## STATED PROBLEM
Would you transcribe the listing that follows, character for character, and omit its images?

## RAW DATA
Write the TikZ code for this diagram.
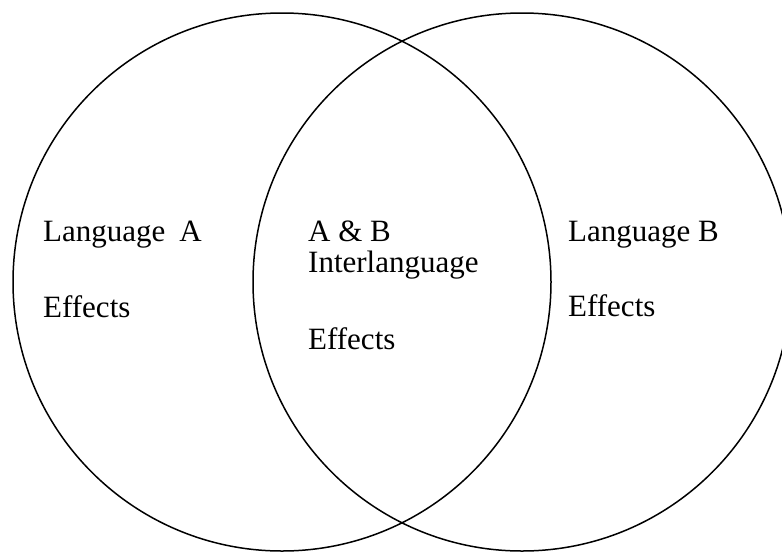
\documentclass[tikz,border=0pt]{standalone}
\usepackage{fontspec}
\setmainfont{Liberation Serif}
\begin{document}
\begin{tikzpicture}[x=1pt,y=-1pt,
  ring/.style={draw=black,line width=1.5pt},
  lbl/.style={anchor=base west,inner sep=0pt,font=\fontsize{31}{36}\selectfont}]
\useasboundingbox (0,0) rectangle (782,555);
\begin{scope}
\clip (0,0) rectangle (782,555);
\node[ring,circle,minimum size=538pt,inner sep=0pt] (A) at (282,282) {};
\node[ring,circle,minimum size=538pt,inner sep=0pt] (B) at (522,282) {};
\end{scope}
\node[lbl] (la) at (43,241) {Language\hspace{0.45em}A};
\node[lbl] (ea) at (43,317) {Effects};
\node[lbl] (ab) at (308,241) {A \& B};
\node[lbl] (il) at (308,272) {Interlanguage};
\node[lbl] (ec) at (308,349) {Effects};
\node[lbl] (lb) at (568,241) {Language B};
\node[lbl] (eb) at (568,316) {Effects};
\end{tikzpicture}
\end{document}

## FULL SOLUTION
Write the TikZ code for this diagram.
\documentclass[tikz,border=0pt]{standalone}
\usepackage{fontspec}
\setmainfont{Liberation Serif}
\begin{document}
\begin{tikzpicture}[x=1pt,y=-1pt,
  ring/.style={draw=black,line width=1.5pt},
  lbl/.style={anchor=base west,inner sep=0pt,font=\fontsize{31}{36}\selectfont}]
\useasboundingbox (0,0) rectangle (782,555);
\begin{scope}
\clip (0,0) rectangle (782,555);
\node[ring,circle,minimum size=538pt,inner sep=0pt] (A) at (282,282) {};
\node[ring,circle,minimum size=538pt,inner sep=0pt] (B) at (522,282) {};
\end{scope}
\node[lbl] (la) at (43,241) {Language\hspace{0.45em}A};
\node[lbl] (ea) at (43,317) {Effects};
\node[lbl] (ab) at (308,241) {A \& B};
\node[lbl] (il) at (308,272) {Interlanguage};
\node[lbl] (ec) at (308,349) {Effects};
\node[lbl] (lb) at (568,241) {Language B};
\node[lbl] (eb) at (568,316) {Effects};
\end{tikzpicture}
\end{document}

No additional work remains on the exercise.